II. THE LIFE OF WATTS

In the distinct providence of God, the man appeared, exactly fitted for the important task. Isaac Watts was born at Southampton, England, July 17, 1674, the son of a very intelligent and devout schoolmaster, who during the reign of Charles II was imprisoned and exiled from his family for his nonconformity. Isaac was extraordinarily precocious, studying Greek and Hebrew at the age of eight years, writing verses when a mere child, and attempting Latin and English poetry in his schooldays. His brilliant scholarship brought him offers of a career at one of the universities, but he refused, being staunch in his nonconformity.

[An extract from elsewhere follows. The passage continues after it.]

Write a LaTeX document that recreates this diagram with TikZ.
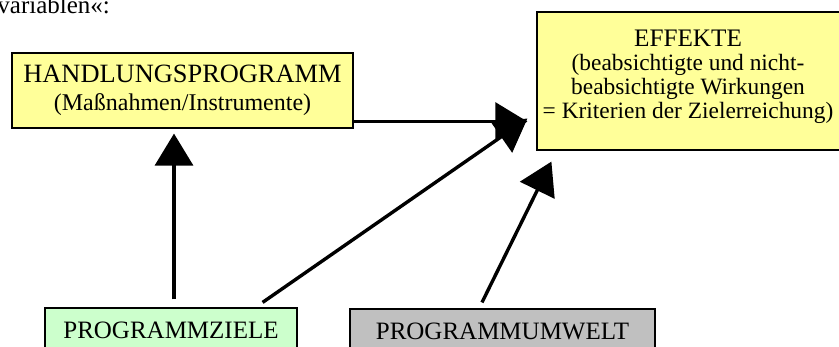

He became a Nonconformist minister in 1698 and pastor of the Independent Church, Berry Street, London, in 1702. His health being frail, owing to his excessive study as a student, he was given an assistant, Rev. Samuel Price, with whom he spent “many harmonious years of fellowship in the Gospel.”

Visiting Sir Thomas Abney, a staunch Dissenter living at Theobalds in Hertfordshire, for a week, Watts was persuaded to remain with him and his wife permanently, making his home with them the rest of his life. He never married. His health was always precarious, and his pastorate at the Berry Street Independent Church, which ended only with his death, was largely nominal.

We rarely think of Isaac Watts as anything more than a hymn writer, but his intellectual activities were wide and his writing outside of hymnody extensive. He wrote a number of treatises on Theology. His textbooks on Geography, Astronomy, and Logic were used in the English universities, and at Yale and Harvard.